Crops themselves are only one step in the process of food production. Crops aren't exactly food yet, until they're actually on your plate. They also don't last forever and have to be stored or preserved. Then there's actually cooking them, which is not really that small a task, particularly when dealing with whole, raw ingredients. Some plans in this area which I'll be documenting are:
- Canning: I've helped others with the canning process, but never actually done it by myself before, and then only the water bath method. I've watched other cook with a pressure cooker before, but I'm only vaguely familiar with the process of pressure canning. This will be a real adventure, and I'm looking forward to it.
- Pickling and Fermentation: I've made pickles before, and I know people who regularly make their own Kimchi and Sauerkraut. These and other dishes can be a great and healthy addition to anyone's diet.
- Cooking From Scratch: This is one area where I'm really pretty comfortable. I enjoy cooking as much as I enjoy eating. I've always shied away from pre-made options anyway, but I have to admit that quite often I've succumbed to the temptation of convenience. Now I have a financial incentive to avoid the industrial alternative.
It takes more than food to live a happy and fulfilled life, and there's more than gardening to living sustainably, lightly, and responsibly. My home is going to need furnishings, tools, textiles and other items, many of which I can manufature myself in whole or in part. There's also free time to account for, kids to entertain and instruct, maintenance and home-improvement. Plans in this area include:
- Music: I play guitar and tin-whistle. My daughter is learning the violin, and both my son and daughter are aspiring harmonica players. We already enjoy making noise together, and are developing a repetoire of songs we can play. Making your own music is fun, enriching experience that improves the mind, the body, and the spirit.
- Woodworking: This is another area that I'm really comfortable with. I don't have every tool in the catalog, but I learned a while back that skill makes up for not having all the fancy gadgets, and that skill only requires practice and dedication. A lot of the furniture that's 'mine' is already stuff I made myself. I'll be making a lot more in the future and posting the results here.
- General Tinkering: Something I've always done, and a skill that's paid many dividends, both monetarily and in a sense of satisfaction.

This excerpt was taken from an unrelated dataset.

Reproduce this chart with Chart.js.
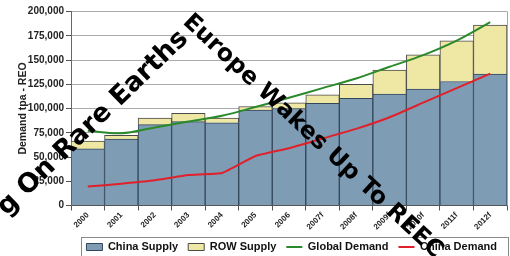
<!DOCTYPE html>
<html><head><meta charset="utf-8">
<script src="https://cdn.jsdelivr.net/npm/chart.js@4/dist/chart.umd.min.js"></script>
<style>html,body{margin:0;padding:0;background:#fff;}#wrap{width:510px;height:256px;position:relative}</style>
</head><body><div id="wrap"><canvas id="c" width="510" height="256"></canvas></div>
<script>
const categories = ['2000','2001','2002','2003','2004','2005','2006','2007f','2008f','2009f','2010f','2011f','2012f'];
const chinaSupply = [58300, 68600, 83300, 86400, 85300, 98400, 100000, 105400, 110500, 114900, 120000, 127800, 135400];
const rowSupply = [8000, 3700, 6900, 8500, 4900, 3700, 5900, 8600, 14500, 24600, 35300, 41900, 50600];
const globalDemand = [77000, 74500, 80500, 86500, 92500, 101500, 111000, 121000, 131000, 143000, 155000, 170000, 189000];
const chinaDemand = [19500, 22500, 26000, 31500, 33500, 51000, 59000, 69000, 79000, 91000, 106000, 121000, 136000];
const seriesNames = ['China Supply', 'ROW Supply', 'Global Demand', 'China Demand'];
const yTitle = 'Demand tpa - REO';
const overlayText1 = 'g On Rare Earths';
const overlayText2 = 'Europe Wakes Up To REEC';

const FONT = '"Liberation Sans", Arial, sans-serif';
const OVER_FONT = '"DejaVu Sans", Verdana, sans-serif';

const extras = {
  id: 'extras',
  afterInit(chart) {
    const lg = chart.legend;
    const orig = lg.fit;
    lg.fit = function () { orig.call(this); this.height = 24.5; };
  },
  beforeDatasetsDraw(chart) {
    const {ctx, chartArea: a} = chart;
    ctx.save();
    ctx.strokeStyle = '#a8a8a8';
    ctx.lineWidth = 1;
    ctx.beginPath();
    ctx.moveTo(Math.round(a.right) + 0.5, a.top);
    ctx.lineTo(Math.round(a.right) + 0.5, a.bottom);
    ctx.stroke();
    ctx.restore();
  },
  afterDraw(chart) {
    const ctx = chart.ctx;
    const lg = chart.legend;
    ctx.save();
    if (lg && lg.legendHitBoxes && lg.legendHitBoxes.length) {
      const l = Math.min(...lg.legendHitBoxes.map(h => h.left)) - 5;
      const t = lg.legendHitBoxes[0].top - 5;
      ctx.strokeStyle = '#8a8a8a';
      ctx.lineWidth = 1;
      ctx.strokeRect(Math.round(l) + 0.5, Math.round(t) + 0.5, 508 - Math.round(l), 30);
    }
    ctx.fillStyle = '#000';
    ctx.textBaseline = 'alphabetic';
    ctx.save();
    ctx.font = 'bold 26.5px ' + OVER_FONT;
    ctx.translate(189, 40);
    ctx.rotate(-44 * Math.PI / 180);
    ctx.textAlign = 'right';
    ctx.fillText(overlayText1, 0, 0);
    ctx.restore();
    ctx.save();
    ctx.font = 'bold 23.6px ' + OVER_FONT;
    ctx.translate(182, 23);
    ctx.rotate(43 * Math.PI / 180);
    ctx.textAlign = 'left';
    ctx.fillText(overlayText2, 0, 0);
    ctx.restore();
    ctx.restore();
  }
};

new Chart(document.getElementById('c'), {
  type: 'bar',
  data: {
    labels: categories,
    datasets: [
      {label: seriesNames[0], data: chinaSupply, backgroundColor: '#7f9cb5', borderColor: '#34465a', borderWidth: 1, stack: 's', order: 2, pointStyle: 'rect', categoryPercentage: 1, barPercentage: 1},
      {label: seriesNames[1], data: rowSupply, backgroundColor: '#efe8a5', borderColor: '#4a4a4a', borderWidth: 1, stack: 's', order: 2, pointStyle: 'rect', categoryPercentage: 1, barPercentage: 1},
      {type: 'line', label: seriesNames[2], data: globalDemand, borderColor: '#2a8a2a', backgroundColor: '#2a8a2a', borderWidth: 2, pointRadius: 0, tension: 0.35, stack: 'g', order: 1, pointStyle: 'line', fill: false},
      {type: 'line', label: seriesNames[3], data: chinaDemand, borderColor: '#e0202a', backgroundColor: '#e0202a', borderWidth: 2, pointRadius: 0, tension: 0.12, stack: 'c', order: 0, pointStyle: 'line', fill: false}
    ]
  },
  options: {
    responsive: false,
    animation: false,
    devicePixelRatio: 1,
    layout: {padding: {top: 11.5, right: 3, left: 0, bottom: 0}},
    plugins: {
      tooltip: {enabled: false},
      legend: {
        position: 'bottom',
        align: 'end',
        labels: {
          usePointStyle: true,
          pointStyleWidth: 16,
          boxHeight: 7,
          padding: 10,
          color: '#111',
          font: {family: FONT, size: 11, weight: 'bold'},
          sort: (a, b) => a.datasetIndex - b.datasetIndex
        }
      }
    },
    scales: {
      x: {
        stacked: true,
        offset: true,
        grid: {offset: true, drawOnChartArea: false, drawTicks: true, tickLength: 5, color: '#555'},
        border: {color: '#555'},
        ticks: {minRotation: 45, maxRotation: 45, autoSkip: false, padding: 0, color: '#222', font: {family: FONT, size: 8, weight: 'bold'}},
        afterFit: s => { s.height = 26; }
      },
      y: {
        stacked: true,
        min: 0,
        max: 200000,
        grid: {color: '#ababab', tickLength: 5, tickColor: '#555'},
        border: {color: '#666'},
        ticks: {stepSize: 25000, padding: 2, color: '#222', font: {family: FONT, size: 10, weight: 'bold'},
          callback: v => v.toLocaleString('en-US')},
        title: {display: true, text: yTitle, color: '#222', font: {family: FONT, size: 10.5, weight: 'bold'}, padding: {top: 17, bottom: 0}},
        afterFit: s => { s.width = 71; }
      }
    }
  },
  plugins: [extras]
});
</script>
</body></html>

I like to make things and I like to fix things, from small engines to metal fabrication to electronic gadgets to household fixtures.
- Sewing and Needlecraft: This is generally considered a male past time, or a skill set that men are encouraged to pursue, but it remains vital. Clothes need mending or alterations; knitting and crocheting are simple, productive activities that can be done while talking, watching television, or simply relaxing. I've also always been fascinated by the art of weaving fabric and spinning fiber into thread and yarn that can then be woven.
Finally, there's the Luddite Philosophy of living responsibly and sustainably, using tools rather being used by tools against one's own enlightened self interest - of being able to sustain one's own life without relying on others for basic needs.
- Waste not, want not: Also known as 'Reduce, Reuse, Recycle'. This includes lowering energy dependence, composting, repurposing, and not falling into the traps of convenience and responsibility. Creativity can play a large role here, and is something I plan to explore in great detail.
- Community Development: This means helping neighbors, strangers, and nature itself. It means getting to know people, being ready to lend a helping hand, and being proactive about the problems and potential problems in the world around us.
Well, that's all for now, but there's plenty more to come. Having written this, I'm actually looking forward to the future.